Zeitschrift für celtische Philologie
- Discipline: Celtic studies
- Language: English, French, German, Italian, Spanish,
- Edited by: Stefan Zimmer, Jürgen Uhlich

Publication details
- History: 1897-present
- Publisher: University of Bonn (Germany)
- Frequency: Irregularly

Standard abbreviations
- ISO 4: Z. Celt. Philol.

Indexing
- ISSN: 1865-889X

Links
- Journal homepage;

= Zeitschrift für celtische Philologie =

The Zeitschrift für celtische Philologie is an academic journal of Celtic studies, which was established in 1897 by the German scholars Kuno Meyer and Ludwig Christian Stern. It was the first journal devoted exclusively to Celtic languages and literature and is the oldest significant journal of Celtic studies still in existence today. The emphasis is on (early) Irish language and literature and Continental Celtic languages, but other aspects of Celtic philology and literature (including modern literature) also receive attention.

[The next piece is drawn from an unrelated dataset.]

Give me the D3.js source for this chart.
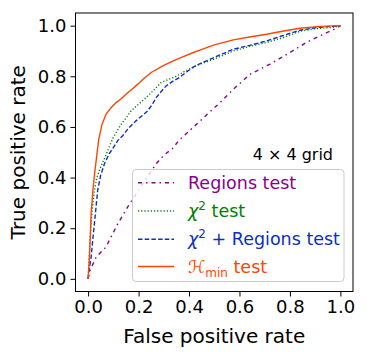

Apart from Stern and Meyer, previous editors include Julius Pokorny, Ludwig Mühlhausen, Rudolf Thurneysen, Rudolf Hertz, Heinrich Wagner, Hans Hartmann, and Karl Horst Schmidt. The current editors-in-chief are Jürgen Uhlich, Torsten Meißner and Bernhard Maier.

In addition to the regular volumes, the journal also has a subsidiary series, Buchreihe der Zeitschrift für celtische Philologie.

The journal features in a poem by Flann O'Brien which satirises scholars who "rose in their nightshift / To write for the Zeitschrift".